▶ **Written task**
Copy the material below verbatim from the line with "What matplotlib code" to the line with "from matplotlib.patches import Rectangle", both lines included, omitting pictures and every line outside that range.

* start Source records *

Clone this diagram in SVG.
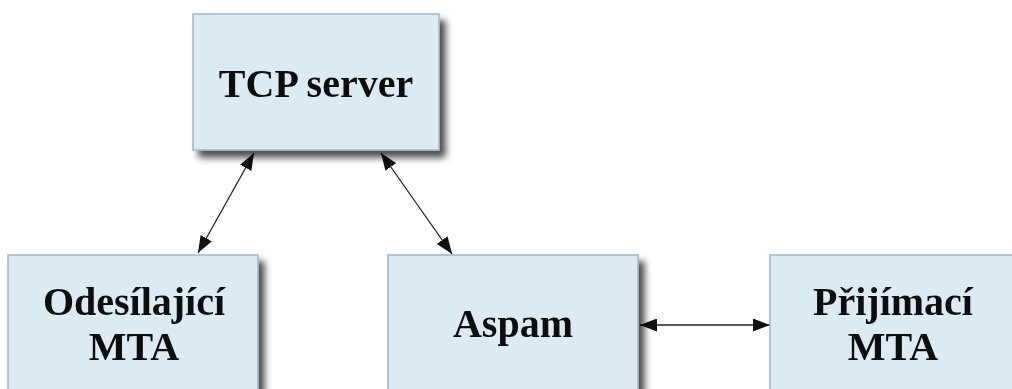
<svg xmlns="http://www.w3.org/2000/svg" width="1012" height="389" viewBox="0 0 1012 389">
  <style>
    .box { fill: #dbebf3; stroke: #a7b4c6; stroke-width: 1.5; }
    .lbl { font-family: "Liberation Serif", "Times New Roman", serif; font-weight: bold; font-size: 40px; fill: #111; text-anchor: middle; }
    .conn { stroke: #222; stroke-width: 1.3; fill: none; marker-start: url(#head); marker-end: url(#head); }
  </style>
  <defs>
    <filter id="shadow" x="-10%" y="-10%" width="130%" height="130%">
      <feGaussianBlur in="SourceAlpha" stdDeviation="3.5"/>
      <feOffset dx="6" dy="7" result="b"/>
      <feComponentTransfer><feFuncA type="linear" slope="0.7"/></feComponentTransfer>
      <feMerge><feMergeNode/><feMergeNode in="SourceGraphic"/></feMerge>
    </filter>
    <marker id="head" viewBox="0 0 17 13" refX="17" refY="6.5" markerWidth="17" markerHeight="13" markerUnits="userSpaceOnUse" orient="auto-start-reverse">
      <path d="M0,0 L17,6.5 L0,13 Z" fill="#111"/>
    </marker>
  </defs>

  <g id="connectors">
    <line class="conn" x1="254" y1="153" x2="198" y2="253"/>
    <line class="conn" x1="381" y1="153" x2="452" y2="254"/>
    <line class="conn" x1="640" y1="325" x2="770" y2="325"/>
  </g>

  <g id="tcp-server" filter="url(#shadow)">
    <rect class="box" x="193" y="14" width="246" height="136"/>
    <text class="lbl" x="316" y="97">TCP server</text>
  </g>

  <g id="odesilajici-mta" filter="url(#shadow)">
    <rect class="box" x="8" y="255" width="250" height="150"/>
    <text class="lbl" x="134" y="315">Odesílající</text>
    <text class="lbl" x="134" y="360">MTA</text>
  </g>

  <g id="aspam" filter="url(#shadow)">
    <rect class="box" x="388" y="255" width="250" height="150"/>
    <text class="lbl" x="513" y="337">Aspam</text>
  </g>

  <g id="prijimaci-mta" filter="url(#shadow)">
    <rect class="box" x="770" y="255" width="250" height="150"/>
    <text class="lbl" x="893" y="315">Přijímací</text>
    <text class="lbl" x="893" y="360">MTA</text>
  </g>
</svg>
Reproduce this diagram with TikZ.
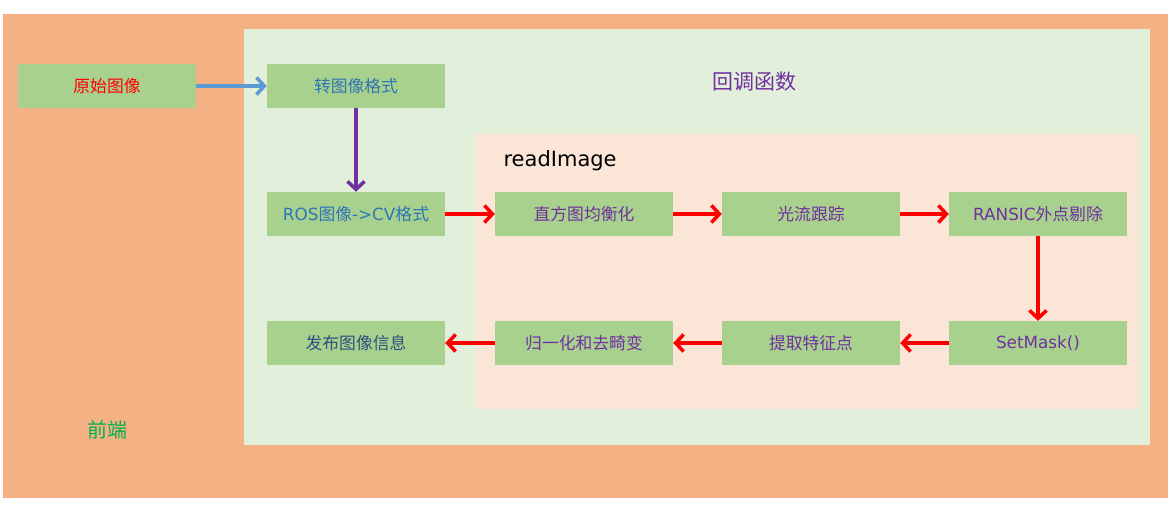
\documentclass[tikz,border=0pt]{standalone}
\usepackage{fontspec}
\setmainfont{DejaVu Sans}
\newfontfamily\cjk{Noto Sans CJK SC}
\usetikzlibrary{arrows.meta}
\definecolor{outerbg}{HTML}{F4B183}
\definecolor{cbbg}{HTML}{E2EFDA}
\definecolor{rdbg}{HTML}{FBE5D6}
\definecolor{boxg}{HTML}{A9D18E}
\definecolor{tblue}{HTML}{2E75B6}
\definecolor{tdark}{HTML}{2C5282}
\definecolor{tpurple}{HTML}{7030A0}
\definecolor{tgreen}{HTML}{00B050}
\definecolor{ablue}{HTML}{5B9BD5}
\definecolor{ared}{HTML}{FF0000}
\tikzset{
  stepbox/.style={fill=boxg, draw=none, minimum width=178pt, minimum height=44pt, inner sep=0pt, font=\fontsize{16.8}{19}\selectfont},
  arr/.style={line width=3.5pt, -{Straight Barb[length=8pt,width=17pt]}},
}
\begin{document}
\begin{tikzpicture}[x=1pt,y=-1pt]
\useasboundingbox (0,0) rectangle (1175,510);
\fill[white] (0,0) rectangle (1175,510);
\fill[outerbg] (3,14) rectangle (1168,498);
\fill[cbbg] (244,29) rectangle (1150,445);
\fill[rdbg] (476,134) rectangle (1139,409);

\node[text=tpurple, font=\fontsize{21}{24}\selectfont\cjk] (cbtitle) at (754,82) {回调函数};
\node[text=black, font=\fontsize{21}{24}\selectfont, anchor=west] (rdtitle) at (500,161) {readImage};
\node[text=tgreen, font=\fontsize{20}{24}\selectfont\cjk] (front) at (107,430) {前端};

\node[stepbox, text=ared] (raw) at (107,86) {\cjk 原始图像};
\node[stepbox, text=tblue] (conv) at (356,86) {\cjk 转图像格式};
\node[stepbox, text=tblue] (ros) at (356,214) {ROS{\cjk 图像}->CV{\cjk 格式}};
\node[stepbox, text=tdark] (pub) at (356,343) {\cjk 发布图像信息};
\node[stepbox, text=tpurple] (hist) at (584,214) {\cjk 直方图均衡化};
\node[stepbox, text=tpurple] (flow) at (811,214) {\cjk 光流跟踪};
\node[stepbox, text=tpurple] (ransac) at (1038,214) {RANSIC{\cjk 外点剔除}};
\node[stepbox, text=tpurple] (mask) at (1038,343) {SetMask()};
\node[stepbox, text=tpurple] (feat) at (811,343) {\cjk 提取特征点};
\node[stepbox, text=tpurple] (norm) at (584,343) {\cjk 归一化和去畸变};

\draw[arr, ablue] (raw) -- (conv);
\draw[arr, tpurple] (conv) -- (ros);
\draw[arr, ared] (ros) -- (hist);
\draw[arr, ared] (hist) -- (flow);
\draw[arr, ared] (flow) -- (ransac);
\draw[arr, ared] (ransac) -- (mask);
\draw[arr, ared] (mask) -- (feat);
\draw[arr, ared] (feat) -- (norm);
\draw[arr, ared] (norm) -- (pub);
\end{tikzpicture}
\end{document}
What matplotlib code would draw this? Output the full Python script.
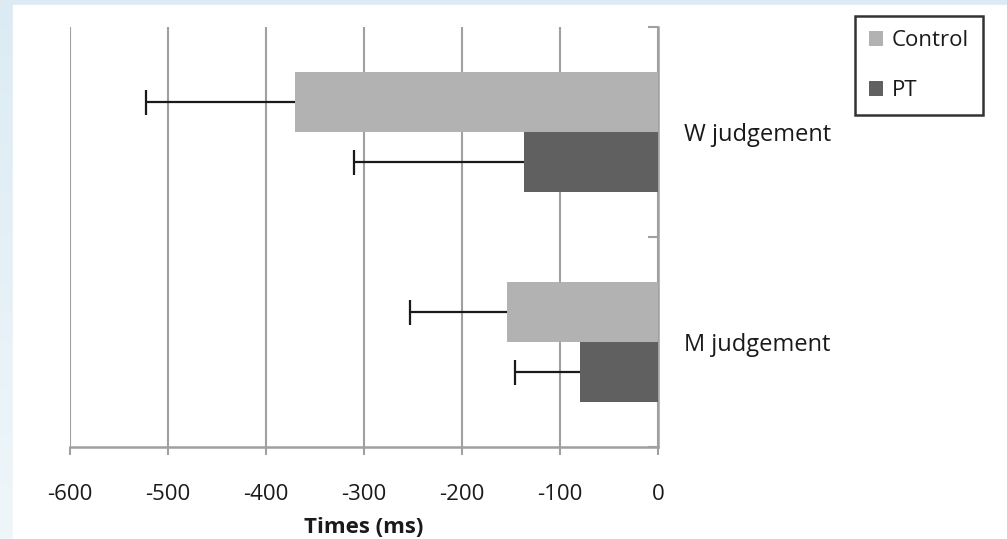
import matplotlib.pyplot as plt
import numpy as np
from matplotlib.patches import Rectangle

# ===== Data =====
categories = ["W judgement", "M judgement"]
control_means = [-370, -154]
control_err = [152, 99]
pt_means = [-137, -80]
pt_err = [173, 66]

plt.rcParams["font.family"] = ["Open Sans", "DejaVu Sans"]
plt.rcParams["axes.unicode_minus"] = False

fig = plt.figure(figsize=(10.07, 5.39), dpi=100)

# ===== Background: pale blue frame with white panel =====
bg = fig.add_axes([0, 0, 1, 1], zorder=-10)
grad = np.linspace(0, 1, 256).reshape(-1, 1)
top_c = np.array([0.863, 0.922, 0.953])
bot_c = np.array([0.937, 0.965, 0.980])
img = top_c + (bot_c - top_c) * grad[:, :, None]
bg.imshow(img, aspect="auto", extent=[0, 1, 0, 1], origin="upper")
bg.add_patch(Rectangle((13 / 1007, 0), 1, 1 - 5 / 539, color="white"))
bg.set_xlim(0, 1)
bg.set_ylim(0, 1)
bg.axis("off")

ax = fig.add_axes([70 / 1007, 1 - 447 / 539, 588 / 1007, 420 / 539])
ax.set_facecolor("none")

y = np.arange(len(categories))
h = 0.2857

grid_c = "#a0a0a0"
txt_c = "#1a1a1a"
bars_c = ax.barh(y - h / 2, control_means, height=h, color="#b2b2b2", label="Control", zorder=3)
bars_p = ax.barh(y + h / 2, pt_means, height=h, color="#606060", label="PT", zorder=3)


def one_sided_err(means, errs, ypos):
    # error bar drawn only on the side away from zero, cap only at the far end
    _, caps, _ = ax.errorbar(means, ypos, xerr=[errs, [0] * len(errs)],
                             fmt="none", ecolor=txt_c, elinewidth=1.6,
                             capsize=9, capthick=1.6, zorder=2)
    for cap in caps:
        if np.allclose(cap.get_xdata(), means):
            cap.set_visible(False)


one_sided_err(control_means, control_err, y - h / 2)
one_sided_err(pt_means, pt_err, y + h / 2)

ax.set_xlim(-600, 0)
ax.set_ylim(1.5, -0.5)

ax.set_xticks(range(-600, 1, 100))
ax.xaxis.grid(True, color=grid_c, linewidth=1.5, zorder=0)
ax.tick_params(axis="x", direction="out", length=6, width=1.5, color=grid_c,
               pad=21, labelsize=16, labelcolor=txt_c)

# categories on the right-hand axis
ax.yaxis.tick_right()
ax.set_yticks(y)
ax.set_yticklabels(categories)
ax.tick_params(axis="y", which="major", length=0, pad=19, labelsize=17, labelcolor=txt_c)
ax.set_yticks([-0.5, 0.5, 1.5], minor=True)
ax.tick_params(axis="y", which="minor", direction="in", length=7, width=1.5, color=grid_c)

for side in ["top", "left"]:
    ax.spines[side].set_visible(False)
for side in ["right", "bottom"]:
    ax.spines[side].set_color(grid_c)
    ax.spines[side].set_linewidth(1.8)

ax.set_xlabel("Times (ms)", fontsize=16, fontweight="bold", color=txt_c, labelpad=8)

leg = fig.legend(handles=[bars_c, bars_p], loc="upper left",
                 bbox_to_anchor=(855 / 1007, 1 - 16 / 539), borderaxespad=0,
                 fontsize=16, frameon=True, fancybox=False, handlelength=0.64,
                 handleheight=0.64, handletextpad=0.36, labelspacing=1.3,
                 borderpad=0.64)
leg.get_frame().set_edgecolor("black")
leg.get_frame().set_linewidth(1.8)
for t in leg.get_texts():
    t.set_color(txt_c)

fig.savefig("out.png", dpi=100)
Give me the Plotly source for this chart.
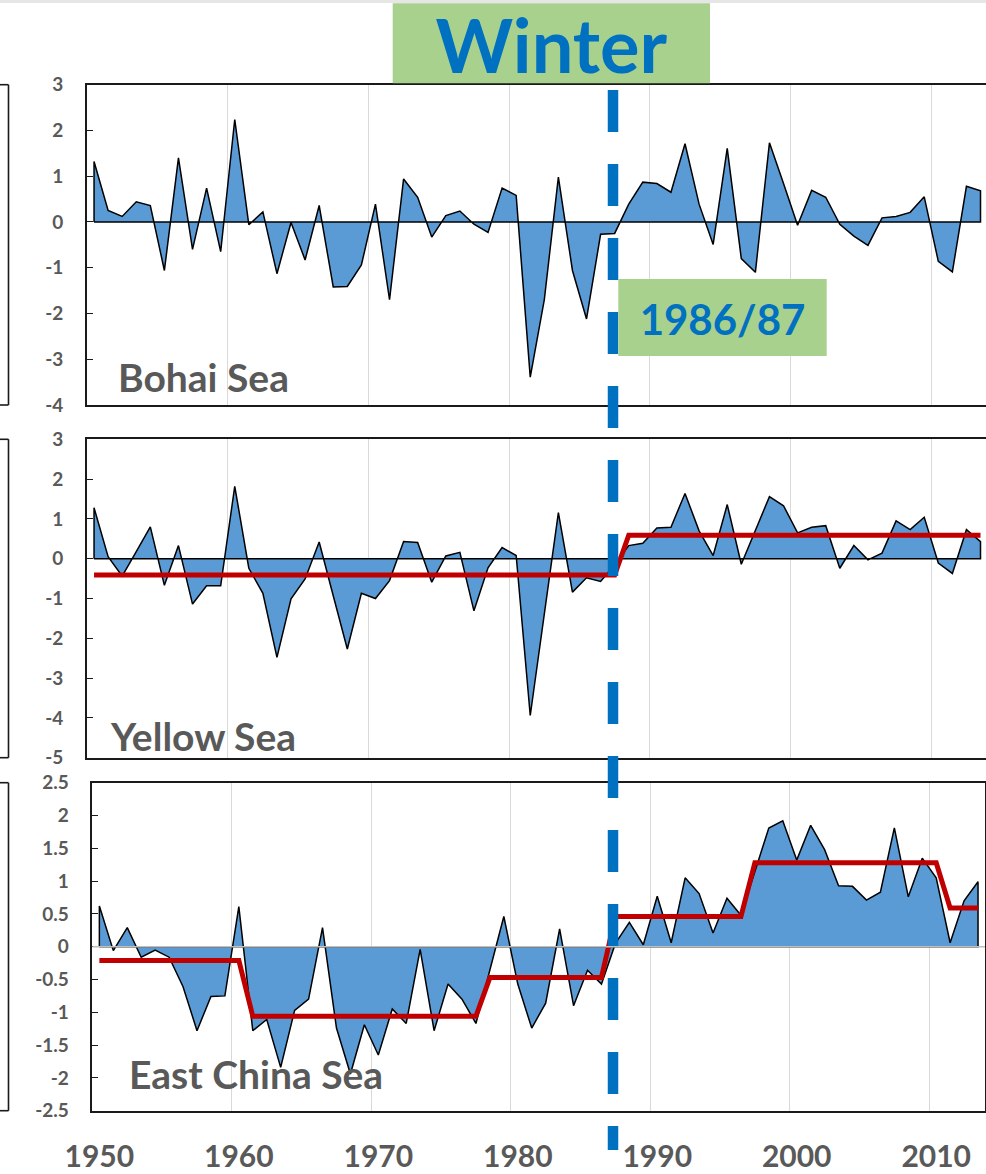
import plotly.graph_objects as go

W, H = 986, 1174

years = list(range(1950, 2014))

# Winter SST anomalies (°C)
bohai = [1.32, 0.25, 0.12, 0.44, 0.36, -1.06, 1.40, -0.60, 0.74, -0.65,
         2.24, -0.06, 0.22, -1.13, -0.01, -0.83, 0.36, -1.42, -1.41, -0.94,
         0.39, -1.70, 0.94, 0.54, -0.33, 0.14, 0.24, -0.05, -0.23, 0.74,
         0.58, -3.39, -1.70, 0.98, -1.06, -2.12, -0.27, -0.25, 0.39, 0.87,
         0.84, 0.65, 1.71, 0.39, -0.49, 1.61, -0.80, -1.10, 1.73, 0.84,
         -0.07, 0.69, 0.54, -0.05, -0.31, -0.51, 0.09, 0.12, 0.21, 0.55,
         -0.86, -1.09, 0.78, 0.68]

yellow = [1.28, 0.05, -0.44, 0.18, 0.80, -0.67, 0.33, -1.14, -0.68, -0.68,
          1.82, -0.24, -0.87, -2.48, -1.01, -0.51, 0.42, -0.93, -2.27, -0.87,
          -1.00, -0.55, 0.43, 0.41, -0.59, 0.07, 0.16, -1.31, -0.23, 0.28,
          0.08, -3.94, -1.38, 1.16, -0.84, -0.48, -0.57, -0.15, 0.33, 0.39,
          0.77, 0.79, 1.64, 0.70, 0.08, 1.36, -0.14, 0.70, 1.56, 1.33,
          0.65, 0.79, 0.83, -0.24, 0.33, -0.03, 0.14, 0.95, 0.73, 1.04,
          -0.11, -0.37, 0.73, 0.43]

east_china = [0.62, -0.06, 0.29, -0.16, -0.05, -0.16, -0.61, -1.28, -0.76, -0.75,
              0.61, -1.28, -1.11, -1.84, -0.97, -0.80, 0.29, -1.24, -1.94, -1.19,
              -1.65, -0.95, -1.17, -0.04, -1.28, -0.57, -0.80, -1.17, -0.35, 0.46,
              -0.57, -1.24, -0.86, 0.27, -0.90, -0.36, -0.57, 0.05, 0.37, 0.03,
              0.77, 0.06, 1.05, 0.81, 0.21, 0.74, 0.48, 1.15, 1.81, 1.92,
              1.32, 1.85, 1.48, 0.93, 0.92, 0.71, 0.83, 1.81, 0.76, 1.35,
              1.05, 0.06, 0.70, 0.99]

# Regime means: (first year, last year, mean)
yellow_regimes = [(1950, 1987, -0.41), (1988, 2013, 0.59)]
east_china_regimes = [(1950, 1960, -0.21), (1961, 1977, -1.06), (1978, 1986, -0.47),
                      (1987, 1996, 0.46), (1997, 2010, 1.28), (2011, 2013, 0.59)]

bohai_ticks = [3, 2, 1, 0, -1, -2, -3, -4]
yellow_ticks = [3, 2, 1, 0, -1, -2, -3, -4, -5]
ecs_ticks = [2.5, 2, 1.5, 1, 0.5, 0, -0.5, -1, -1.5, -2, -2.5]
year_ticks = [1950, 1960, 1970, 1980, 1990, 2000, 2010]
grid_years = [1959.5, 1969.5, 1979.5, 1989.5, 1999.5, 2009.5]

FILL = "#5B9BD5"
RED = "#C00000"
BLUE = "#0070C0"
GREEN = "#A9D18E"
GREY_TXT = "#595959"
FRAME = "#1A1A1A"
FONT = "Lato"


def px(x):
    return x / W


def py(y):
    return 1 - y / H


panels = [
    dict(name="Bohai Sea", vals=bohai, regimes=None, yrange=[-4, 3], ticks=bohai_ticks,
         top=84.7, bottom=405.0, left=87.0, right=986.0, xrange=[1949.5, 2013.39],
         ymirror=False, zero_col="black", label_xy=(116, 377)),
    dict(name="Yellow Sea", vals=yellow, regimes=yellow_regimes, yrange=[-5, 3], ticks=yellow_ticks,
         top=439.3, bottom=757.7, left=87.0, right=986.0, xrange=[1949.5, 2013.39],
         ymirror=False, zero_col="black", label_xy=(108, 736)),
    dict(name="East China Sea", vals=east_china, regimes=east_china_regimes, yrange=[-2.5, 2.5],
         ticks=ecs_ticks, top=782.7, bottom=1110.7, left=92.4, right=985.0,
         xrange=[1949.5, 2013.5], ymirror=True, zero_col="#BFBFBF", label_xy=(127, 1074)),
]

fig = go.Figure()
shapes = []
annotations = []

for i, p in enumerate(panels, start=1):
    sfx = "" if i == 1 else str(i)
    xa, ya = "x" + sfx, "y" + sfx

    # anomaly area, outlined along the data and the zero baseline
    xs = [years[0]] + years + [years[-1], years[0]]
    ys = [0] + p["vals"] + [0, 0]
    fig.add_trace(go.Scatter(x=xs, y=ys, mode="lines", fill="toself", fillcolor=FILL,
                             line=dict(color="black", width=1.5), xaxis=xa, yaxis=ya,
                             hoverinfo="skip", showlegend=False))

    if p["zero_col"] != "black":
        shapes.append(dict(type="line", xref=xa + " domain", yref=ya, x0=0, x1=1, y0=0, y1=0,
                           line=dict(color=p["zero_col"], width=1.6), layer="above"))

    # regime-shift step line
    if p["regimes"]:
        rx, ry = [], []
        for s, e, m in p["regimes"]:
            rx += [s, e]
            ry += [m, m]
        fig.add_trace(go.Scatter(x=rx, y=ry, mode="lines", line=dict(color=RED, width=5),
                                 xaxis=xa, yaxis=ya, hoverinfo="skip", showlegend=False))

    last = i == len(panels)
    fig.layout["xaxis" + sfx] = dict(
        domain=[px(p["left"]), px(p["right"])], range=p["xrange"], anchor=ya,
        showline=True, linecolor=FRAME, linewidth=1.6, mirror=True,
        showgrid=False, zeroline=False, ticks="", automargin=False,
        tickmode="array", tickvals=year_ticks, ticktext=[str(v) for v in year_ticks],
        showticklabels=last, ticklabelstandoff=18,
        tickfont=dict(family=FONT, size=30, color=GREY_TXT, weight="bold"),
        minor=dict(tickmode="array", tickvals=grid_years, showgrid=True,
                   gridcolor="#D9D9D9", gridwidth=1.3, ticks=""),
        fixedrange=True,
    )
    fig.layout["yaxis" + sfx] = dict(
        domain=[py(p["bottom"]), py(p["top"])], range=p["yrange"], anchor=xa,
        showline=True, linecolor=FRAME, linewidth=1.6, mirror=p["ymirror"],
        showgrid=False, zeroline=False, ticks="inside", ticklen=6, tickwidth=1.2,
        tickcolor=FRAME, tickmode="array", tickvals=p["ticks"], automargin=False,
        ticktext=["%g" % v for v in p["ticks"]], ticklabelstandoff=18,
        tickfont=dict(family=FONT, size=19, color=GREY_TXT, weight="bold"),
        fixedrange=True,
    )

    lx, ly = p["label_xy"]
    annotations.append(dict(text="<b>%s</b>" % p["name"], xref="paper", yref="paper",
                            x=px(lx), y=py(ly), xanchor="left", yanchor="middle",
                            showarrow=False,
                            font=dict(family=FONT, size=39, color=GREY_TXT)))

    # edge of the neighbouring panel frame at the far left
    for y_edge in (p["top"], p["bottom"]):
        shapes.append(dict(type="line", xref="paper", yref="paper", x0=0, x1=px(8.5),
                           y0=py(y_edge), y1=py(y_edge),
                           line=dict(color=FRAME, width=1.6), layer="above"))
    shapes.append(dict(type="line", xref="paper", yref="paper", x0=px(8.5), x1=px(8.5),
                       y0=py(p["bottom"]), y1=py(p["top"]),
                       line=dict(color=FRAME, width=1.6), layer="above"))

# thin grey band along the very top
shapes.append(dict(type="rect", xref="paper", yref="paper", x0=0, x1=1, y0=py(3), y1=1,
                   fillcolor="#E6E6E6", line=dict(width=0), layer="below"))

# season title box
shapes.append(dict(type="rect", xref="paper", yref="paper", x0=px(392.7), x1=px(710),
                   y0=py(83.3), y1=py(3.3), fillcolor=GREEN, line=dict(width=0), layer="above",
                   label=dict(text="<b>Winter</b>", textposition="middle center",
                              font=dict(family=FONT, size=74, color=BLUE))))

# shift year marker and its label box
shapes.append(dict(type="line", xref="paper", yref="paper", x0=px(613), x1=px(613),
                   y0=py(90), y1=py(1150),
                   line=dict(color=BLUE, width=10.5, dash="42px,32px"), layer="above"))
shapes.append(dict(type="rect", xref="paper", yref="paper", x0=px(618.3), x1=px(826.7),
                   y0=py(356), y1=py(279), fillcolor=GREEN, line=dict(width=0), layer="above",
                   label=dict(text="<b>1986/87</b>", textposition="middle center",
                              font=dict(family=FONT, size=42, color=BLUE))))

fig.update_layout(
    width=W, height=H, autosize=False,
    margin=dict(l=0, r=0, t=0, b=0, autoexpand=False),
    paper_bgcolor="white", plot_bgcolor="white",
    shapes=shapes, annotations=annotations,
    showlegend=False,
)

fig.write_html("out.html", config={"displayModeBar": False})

* end Source records *

▶ **Finished exercise**
What matplotlib code would draw this? Output the full Python script.
import matplotlib.pyplot as plt
import numpy as np
from matplotlib.patches import Rectangle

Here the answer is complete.